As samples of the Russian epistolary art, Chekhov's letters have been rated second only to Alexander Pushkin's by the literary historian D.S. Mirsky. Equally innovative in his dramatic works, Chekhov sought to convey the texture of everyday life and move away from traditional ideas of plot and conventions of dramatic speech. Dialogue in his plays is not smooth or continuous: characters interrupt each other, several different conversations take place at the same time, and lengthy pauses occur when no one speaks at all.
Perhaps one of his best known contributions is Chekhov's dictum (also known as Chekhov's Gun): If you say in the first chapter that there is a rifle hanging on the wall, in the second or third chapter it absolutely must go off. If it's not going to be fired, it shouldn't be hanging there.

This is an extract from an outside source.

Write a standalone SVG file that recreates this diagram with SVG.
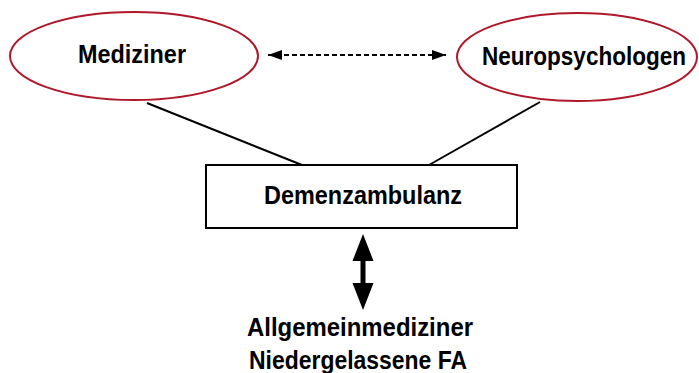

Though already celebrated by the Russian literary public at the time of his death, Chekhov did not become internationally famous until the years after World War I, by which time Constance Garnett's translations (into English) had become available. His elusive, superficially guileless style of writing, in which what is left unsaid is often more important than what is said, proved to be very influential in twentieth-century literature.
Chekhov's plays were immensely popular in England in the 1920s and have become classics of the British stage. In the United States his fame came somewhat later, through the influence of Stanislavsky's method acting technique. American playwrights such as Tennessee Williams, Arthur Miller, and Clifford Odets have used Chekhovian techniques, and few important playwrights in the twentieth century have escaped Chekhov's influence entirely.
Many writers of prose, particularly of short stories, have also been influenced by Chekhov, such as Katherine Mansfield. John Cheever has been called "the Chekhov of the suburbs" for his ability to capture the drama and sadness of the lives of his characters by revealing the undercurrents of apparently insignificant events. American writer Raymond Carver was also frequently compared to Chekhov, because of his minimalist prose style and tendency to meditate upon the humor and tragedy in the everyday lives of working class people. Master of the short story, the British author Victor Sawdon Pritchett's works are prized for their craftsmanship and comic irony similar to that of Chekhov.
Many of the earlier stories were written under the pseudonym "Antosha Chekhonte."